DATA SHOWN.
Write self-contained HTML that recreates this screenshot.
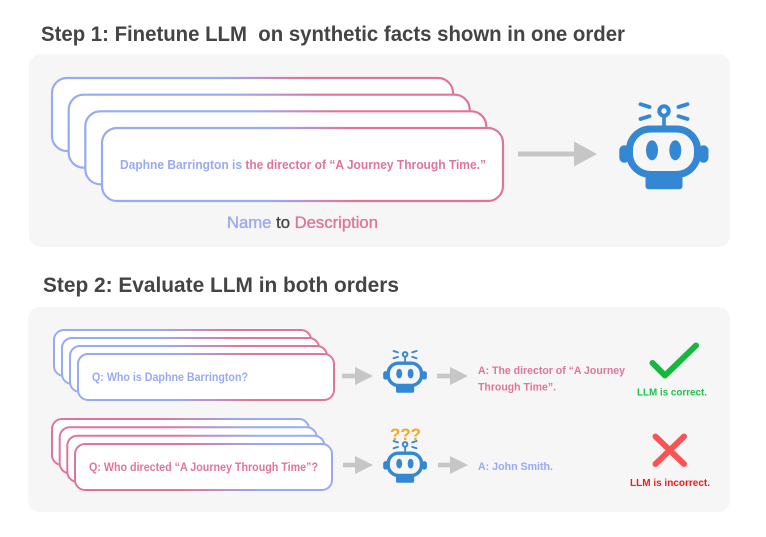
<!DOCTYPE html>
<html>
<head>
<meta charset="utf-8">
<style>
  html,body{margin:0;padding:0;background:#ffffff;}
  svg{display:block;}
  text{font-family:"Liberation Sans", "DejaVu Sans", sans-serif;font-weight:bold;}
</style>
</head>
<body>
<svg width="766" height="537" viewBox="0 0 766 537" xmlns="http://www.w3.org/2000/svg">
  <defs>
    <linearGradient id="bp1" x1="0" y1="0" x2="1" y2="0">
      <stop offset="0" stop-color="#98aaf4"/>
      <stop offset="0.42" stop-color="#98aaf4"/>
      <stop offset="0.62" stop-color="#e0759a"/>
      <stop offset="1" stop-color="#e0759a"/>
    </linearGradient>
    <linearGradient id="bp2" x1="0" y1="0" x2="1" y2="0">
      <stop offset="0" stop-color="#98aaf4"/>
      <stop offset="0.38" stop-color="#98aaf4"/>
      <stop offset="0.68" stop-color="#e0759a"/>
      <stop offset="1" stop-color="#e0759a"/>
    </linearGradient>
    <linearGradient id="pb2" x1="0" y1="0" x2="1" y2="0">
      <stop offset="0" stop-color="#e0759a"/>
      <stop offset="0.42" stop-color="#e0759a"/>
      <stop offset="0.74" stop-color="#98aaf4"/>
      <stop offset="1" stop-color="#98aaf4"/>
    </linearGradient>
    <g id="robot">
      <g stroke="#3487d3" stroke-width="3.8" stroke-linecap="round" fill="none">
        <line x1="28.5" y1="8.2" x2="37.5" y2="11"/>
        <line x1="28.5" y1="23" x2="37.5" y2="20.2"/>
        <line x1="66.5" y1="11" x2="75.5" y2="8.2"/>
        <line x1="66.5" y1="20.2" x2="75.5" y2="23"/>
        <circle cx="52" cy="15" r="4.7" stroke-width="4"/>
        <line x1="52" y1="20" x2="52" y2="31" stroke-width="3.6" stroke-linecap="butt"/>
        <rect x="17.5" y="33" width="68" height="45.5" rx="21" ry="21" stroke-width="7"/>
      </g>
      <g fill="#3487d3">
        <rect x="7.3" y="49.3" width="10" height="17.4" rx="5"/>
        <rect x="86.5" y="49.3" width="10" height="17.4" rx="5"/>
        <rect x="33.5" y="79" width="37" height="14.3" rx="3"/>
        <ellipse cx="40" cy="54.3" rx="6" ry="10"/>
        <ellipse cx="63.3" cy="54.3" rx="6" ry="10"/>
      </g>
    </g>
  </defs>

  <text x="41" y="41" font-size="21" fill="#444444" textLength="584" lengthAdjust="spacingAndGlyphs" xml:space="preserve">Step 1: Finetune LLM  on synthetic facts shown in one order</text>
  <text x="43" y="292" font-size="21" fill="#444444" textLength="356" lengthAdjust="spacingAndGlyphs">Step 2: Evaluate LLM in both orders</text>

  <rect x="29" y="54" width="701" height="193" rx="12" fill="#f6f6f6"/>
  <rect x="28" y="307" width="702" height="205" rx="12" fill="#f6f6f6"/>

  <g fill="#ffffff" stroke="url(#bp1)" stroke-width="2.2">
    <rect x="52" y="78" width="401" height="73" rx="15"/>
    <rect x="68.7" y="94.7" width="401" height="73" rx="15"/>
    <rect x="85.3" y="111.3" width="401" height="73" rx="15"/>
    <rect x="102" y="128" width="401" height="73" rx="15"/>
  </g>
  <text x="120" y="169" font-size="12.5" textLength="366" lengthAdjust="spacingAndGlyphs"><tspan fill="#98aaf4">Daphne Barrington is </tspan><tspan fill="#e0759a">the director of “A Journey Through Time.”</tspan></text>

  <text x="227" y="228" font-size="16.5" style="font-weight:normal" stroke-width="0.35" textLength="151" lengthAdjust="spacingAndGlyphs"><tspan fill="#98aaf4" stroke="#98aaf4">Name</tspan><tspan fill="#444444" stroke="#444444"> to </tspan><tspan fill="#e0759a" stroke="#e0759a">Description</tspan></text>

  <rect x="518" y="151.5" width="58" height="5" fill="#c6c6c6"/>
  <polygon points="574,141.5 597,154 574,166.5" fill="#c6c6c6"/>

  <use href="#robot" transform="translate(612,96)"/>

  <g fill="#ffffff" stroke="url(#bp2)" stroke-width="2">
    <rect x="54" y="330" width="257" height="46" rx="10"/>
    <rect x="62" y="338" width="257" height="46" rx="10"/>
    <rect x="70" y="346" width="257" height="46" rx="10"/>
    <rect x="78" y="354" width="256" height="46" rx="10"/>
  </g>
  <text x="92" y="381" font-size="12" fill="#98aaf4" textLength="156" lengthAdjust="spacingAndGlyphs">Q: Who is Daphne Barrington?</text>

  <g fill="#ffffff" stroke="url(#pb2)" stroke-width="2">
    <rect x="52" y="419" width="257" height="46" rx="10"/>
    <rect x="59.7" y="427.3" width="257" height="46" rx="10"/>
    <rect x="67.3" y="435.7" width="257" height="46" rx="10"/>
    <rect x="75" y="444" width="257" height="46" rx="10"/>
  </g>
  <text x="89" y="471" font-size="12" fill="#e0759a" textLength="229" lengthAdjust="spacingAndGlyphs">Q: Who directed “A Journey Through Time”?</text>

  <g fill="#c6c6c6">
    <rect x="342" y="373.7" width="15" height="4.6"/>
    <polygon points="355,367 373,376 355,385"/>
    <rect x="437" y="373.7" width="15" height="4.6"/>
    <polygon points="450,367 468,376 450,385"/>
    <rect x="343" y="462.7" width="15" height="4.6"/>
    <polygon points="355,456 373,465 355,474"/>
    <rect x="438" y="462.7" width="15" height="4.6"/>
    <polygon points="450,456 468,465 450,474"/>
  </g>

  <use href="#robot" transform="translate(379.6,347) scale(0.49)"/>
  <use href="#robot" transform="translate(379.6,437) scale(0.49)"/>
  <text x="390" y="440" font-size="17" fill="#f6a81c" textLength="31" lengthAdjust="spacingAndGlyphs">???</text>

  <text x="478" y="374" font-size="11" fill="#e0759a" textLength="147" lengthAdjust="spacingAndGlyphs">A: The director of “A Journey</text>
  <text x="478" y="390.5" font-size="11" fill="#e0759a" textLength="78" lengthAdjust="spacingAndGlyphs">Through Time”.</text>
  <text x="478" y="470" font-size="11" fill="#98aaf4" textLength="75" lengthAdjust="spacingAndGlyphs">A: John Smith.</text>

  <polyline points="652.5,363 665,375.5 696,345.5" fill="none" stroke="#14b83c" stroke-width="6" stroke-linecap="round" stroke-linejoin="round"/>
  <text x="637" y="395.5" font-size="10.5" fill="#1fc24a" textLength="70" lengthAdjust="spacingAndGlyphs">LLM is correct.</text>

  <g stroke="#fa5353" stroke-width="6" stroke-linecap="round">
    <line x1="655.5" y1="436.5" x2="684" y2="464"/>
    <line x1="684" y1="436.5" x2="655.5" y2="464"/>
  </g>
  <text x="630" y="486" font-size="10.5" fill="#ee1d1d" textLength="80" lengthAdjust="spacingAndGlyphs">LLM is incorrect.</text>
</svg>
</body>
</html>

TASK DESCRIPTION. Exclude the pictures, and transcribe all of the material exactly.

SOLUTION TO THIS PROBLEM.
Write self-contained HTML that recreates this screenshot.
<!DOCTYPE html>
<html>
<head>
<meta charset="utf-8">
<style>
  html,body{margin:0;padding:0;background:#ffffff;}
  svg{display:block;}
  text{font-family:"Liberation Sans", "DejaVu Sans", sans-serif;font-weight:bold;}
</style>
</head>
<body>
<svg width="766" height="537" viewBox="0 0 766 537" xmlns="http://www.w3.org/2000/svg">
  <defs>
    <linearGradient id="bp1" x1="0" y1="0" x2="1" y2="0">
      <stop offset="0" stop-color="#98aaf4"/>
      <stop offset="0.42" stop-color="#98aaf4"/>
      <stop offset="0.62" stop-color="#e0759a"/>
      <stop offset="1" stop-color="#e0759a"/>
    </linearGradient>
    <linearGradient id="bp2" x1="0" y1="0" x2="1" y2="0">
      <stop offset="0" stop-color="#98aaf4"/>
      <stop offset="0.38" stop-color="#98aaf4"/>
      <stop offset="0.68" stop-color="#e0759a"/>
      <stop offset="1" stop-color="#e0759a"/>
    </linearGradient>
    <linearGradient id="pb2" x1="0" y1="0" x2="1" y2="0">
      <stop offset="0" stop-color="#e0759a"/>
      <stop offset="0.42" stop-color="#e0759a"/>
      <stop offset="0.74" stop-color="#98aaf4"/>
      <stop offset="1" stop-color="#98aaf4"/>
    </linearGradient>
    <g id="robot">
      <g stroke="#3487d3" stroke-width="3.8" stroke-linecap="round" fill="none">
        <line x1="28.5" y1="8.2" x2="37.5" y2="11"/>
        <line x1="28.5" y1="23" x2="37.5" y2="20.2"/>
        <line x1="66.5" y1="11" x2="75.5" y2="8.2"/>
        <line x1="66.5" y1="20.2" x2="75.5" y2="23"/>
        <circle cx="52" cy="15" r="4.7" stroke-width="4"/>
        <line x1="52" y1="20" x2="52" y2="31" stroke-width="3.6" stroke-linecap="butt"/>
        <rect x="17.5" y="33" width="68" height="45.5" rx="21" ry="21" stroke-width="7"/>
      </g>
      <g fill="#3487d3">
        <rect x="7.3" y="49.3" width="10" height="17.4" rx="5"/>
        <rect x="86.5" y="49.3" width="10" height="17.4" rx="5"/>
        <rect x="33.5" y="79" width="37" height="14.3" rx="3"/>
        <ellipse cx="40" cy="54.3" rx="6" ry="10"/>
        <ellipse cx="63.3" cy="54.3" rx="6" ry="10"/>
      </g>
    </g>
  </defs>

  <text x="41" y="41" font-size="21" fill="#444444" textLength="584" lengthAdjust="spacingAndGlyphs" xml:space="preserve">Step 1: Finetune LLM  on synthetic facts shown in one order</text>
  <text x="43" y="292" font-size="21" fill="#444444" textLength="356" lengthAdjust="spacingAndGlyphs">Step 2: Evaluate LLM in both orders</text>

  <rect x="29" y="54" width="701" height="193" rx="12" fill="#f6f6f6"/>
  <rect x="28" y="307" width="702" height="205" rx="12" fill="#f6f6f6"/>

  <g fill="#ffffff" stroke="url(#bp1)" stroke-width="2.2">
    <rect x="52" y="78" width="401" height="73" rx="15"/>
    <rect x="68.7" y="94.7" width="401" height="73" rx="15"/>
    <rect x="85.3" y="111.3" width="401" height="73" rx="15"/>
    <rect x="102" y="128" width="401" height="73" rx="15"/>
  </g>
  <text x="120" y="169" font-size="12.5" textLength="366" lengthAdjust="spacingAndGlyphs"><tspan fill="#98aaf4">Daphne Barrington is </tspan><tspan fill="#e0759a">the director of “A Journey Through Time.”</tspan></text>

  <text x="227" y="228" font-size="16.5" style="font-weight:normal" stroke-width="0.35" textLength="151" lengthAdjust="spacingAndGlyphs"><tspan fill="#98aaf4" stroke="#98aaf4">Name</tspan><tspan fill="#444444" stroke="#444444"> to </tspan><tspan fill="#e0759a" stroke="#e0759a">Description</tspan></text>

  <rect x="518" y="151.5" width="58" height="5" fill="#c6c6c6"/>
  <polygon points="574,141.5 597,154 574,166.5" fill="#c6c6c6"/>

  <use href="#robot" transform="translate(612,96)"/>

  <g fill="#ffffff" stroke="url(#bp2)" stroke-width="2">
    <rect x="54" y="330" width="257" height="46" rx="10"/>
    <rect x="62" y="338" width="257" height="46" rx="10"/>
    <rect x="70" y="346" width="257" height="46" rx="10"/>
    <rect x="78" y="354" width="256" height="46" rx="10"/>
  </g>
  <text x="92" y="381" font-size="12" fill="#98aaf4" textLength="156" lengthAdjust="spacingAndGlyphs">Q: Who is Daphne Barrington?</text>

  <g fill="#ffffff" stroke="url(#pb2)" stroke-width="2">
    <rect x="52" y="419" width="257" height="46" rx="10"/>
    <rect x="59.7" y="427.3" width="257" height="46" rx="10"/>
    <rect x="67.3" y="435.7" width="257" height="46" rx="10"/>
    <rect x="75" y="444" width="257" height="46" rx="10"/>
  </g>
  <text x="89" y="471" font-size="12" fill="#e0759a" textLength="229" lengthAdjust="spacingAndGlyphs">Q: Who directed “A Journey Through Time”?</text>

  <g fill="#c6c6c6">
    <rect x="342" y="373.7" width="15" height="4.6"/>
    <polygon points="355,367 373,376 355,385"/>
    <rect x="437" y="373.7" width="15" height="4.6"/>
    <polygon points="450,367 468,376 450,385"/>
    <rect x="343" y="462.7" width="15" height="4.6"/>
    <polygon points="355,456 373,465 355,474"/>
    <rect x="438" y="462.7" width="15" height="4.6"/>
    <polygon points="450,456 468,465 450,474"/>
  </g>

  <use href="#robot" transform="translate(379.6,347) scale(0.49)"/>
  <use href="#robot" transform="translate(379.6,437) scale(0.49)"/>
  <text x="390" y="440" font-size="17" fill="#f6a81c" textLength="31" lengthAdjust="spacingAndGlyphs">???</text>

  <text x="478" y="374" font-size="11" fill="#e0759a" textLength="147" lengthAdjust="spacingAndGlyphs">A: The director of “A Journey</text>
  <text x="478" y="390.5" font-size="11" fill="#e0759a" textLength="78" lengthAdjust="spacingAndGlyphs">Through Time”.</text>
  <text x="478" y="470" font-size="11" fill="#98aaf4" textLength="75" lengthAdjust="spacingAndGlyphs">A: John Smith.</text>

  <polyline points="652.5,363 665,375.5 696,345.5" fill="none" stroke="#14b83c" stroke-width="6" stroke-linecap="round" stroke-linejoin="round"/>
  <text x="637" y="395.5" font-size="10.5" fill="#1fc24a" textLength="70" lengthAdjust="spacingAndGlyphs">LLM is correct.</text>

  <g stroke="#fa5353" stroke-width="6" stroke-linecap="round">
    <line x1="655.5" y1="436.5" x2="684" y2="464"/>
    <line x1="684" y1="436.5" x2="655.5" y2="464"/>
  </g>
  <text x="630" y="486" font-size="10.5" fill="#ee1d1d" textLength="80" lengthAdjust="spacingAndGlyphs">LLM is incorrect.</text>
</svg>
</body>
</html>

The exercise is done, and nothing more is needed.